Gresik – Moderasi Beragama terus disosialisasikan oleh berbagai banyak pihak. Saat ini gaungnya sudah masuk ke dunia pendidikan. Tak hanya ke madrasah-madrasah, namun telah merambah ke sekolah-sekolah awam. Pusat Kerukunan Umat Beragama (PKUB) menggelar dialog guru dan tenaga kependidikan. Kepala PKUB Setjen Kemenag Nifasri mengatakan, masa depan bangsa Indonesia berada di tangan para guru agama (Kemenag.go.id). Mendikbudristek Nadiem Makarim juga menyebut pihaknya sedang menyiapkan materi kurikulum moderasi beragama untuk disisipkan dalam Kurikulum Program Sekolah Penggerak yang disusun bersama Kementerian Agama (cnnindonesia.com, 23/9/2021). Menurut Nadiem, moderasi beragama sangat penting diajarkan karena salah satu dari tiga “dosa besar pendidikan” di Tanah Air adalah intoleransi beragama atau radikalisme.
Penulis melihat dari sudut pandang lain mengenai moderasi beragama mewaspadai adanya kekhawatiran kualitas masa depan generasi umat jika dibiarkan dalam cengkeraman program moderasi agama. Mereka terus dikepung dengan ide Islam moderat melalui guru di sekolah atau madrasah yang akan menjauhkan identitas utamanya sebagai khayru ummah pelanjut peradaban mulia. Alih-alih mendapatkan pengokohan kepribadian Islam, mereka yang ingin konsisten menerapkan agamanya dengan benar akan dituduh radikal, ekstrem dan intoleran. Produk pendidikan Islam Moderat adalah generasi yang tidak mempertentangkan agama, menilai semua agama benar dan menjunjung tinggi toleransi yang kebablasan. Hal itulah yang harus diwaspadai oleh orang tua muslim. Tidak hanya pada siswa tentu terhadap guru, dosen dan pengajar yang mereka dianggap pantas untuk mengajar di suatu lembaga pendidikan tapi tidak punya kapasitas dan bidang keilmuan yang pada pakarnya, sekarang banyak kita jumpai di lembaga- lembaga pendidikan sehingga dia mengajar tidak pada konteks keilmuan yang memadai. Inilah salah satu pintu masuk faham- faham ekstimisme di dunia pendidikan.

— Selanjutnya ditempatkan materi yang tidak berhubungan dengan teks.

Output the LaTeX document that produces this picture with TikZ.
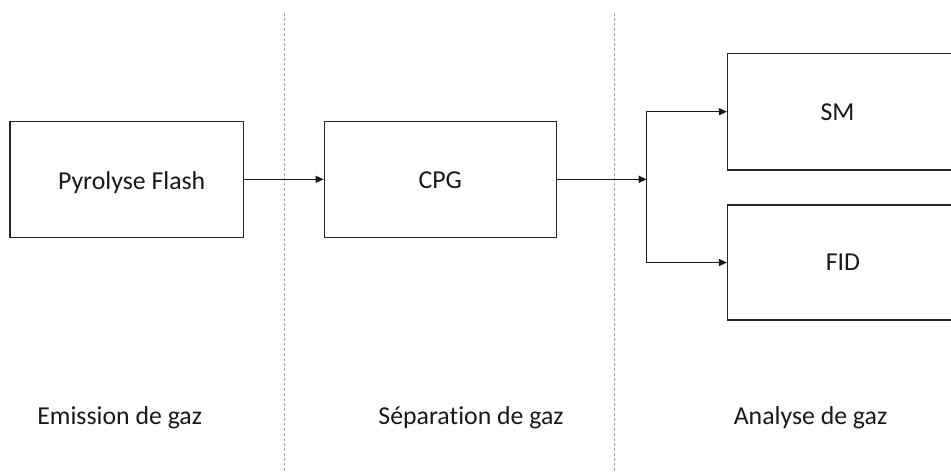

Pandangan penulis tentang ide Moderasi Islam ini pada dasarnya adalah bagian dari rangkaian proses sekularisasi pemikiran Islam ke tengah-tengah umat, yang diberi warna baru. Ide itu menyerukan semua agama sama dan menyerukan untuk membangun Islam inklusif (yang bersifat terbuka), toleran terhadap iajaran agama lain, menyusupkan paham bahwa semua agama benar. Ini sama artinya dengan menjadikan nilai-nilai Islam yang datang dari Allah disepadankan dengan aturan buatan manusia. Selanjutnya, pelan tetapi pasti gagasan ini tidak hanya mengebiri Islam, yang sejatinya merupakan ideologi, menjadi sekadar kumpulan pemikiran saja. Islam pun berubah menjadi sekedar agama ruhiyah, yang dihilangkan sisi politisnya sebagai solusi seluruh aspek kehidupan.
Hal tersebut perlu adanya penguatan kembali konsepsi moderasi beragama dalam konteks Ke-Muhammadiyahan dan Ke-Indonesiaan. Agar konsep, interpretasi, strategi dan aksi tentang moderasi beragama tidak digunakan senjata oleh mereka yang tidak bertanggung-jawab. Maka dari itu kita harus berkaca pada Muhammadiyah.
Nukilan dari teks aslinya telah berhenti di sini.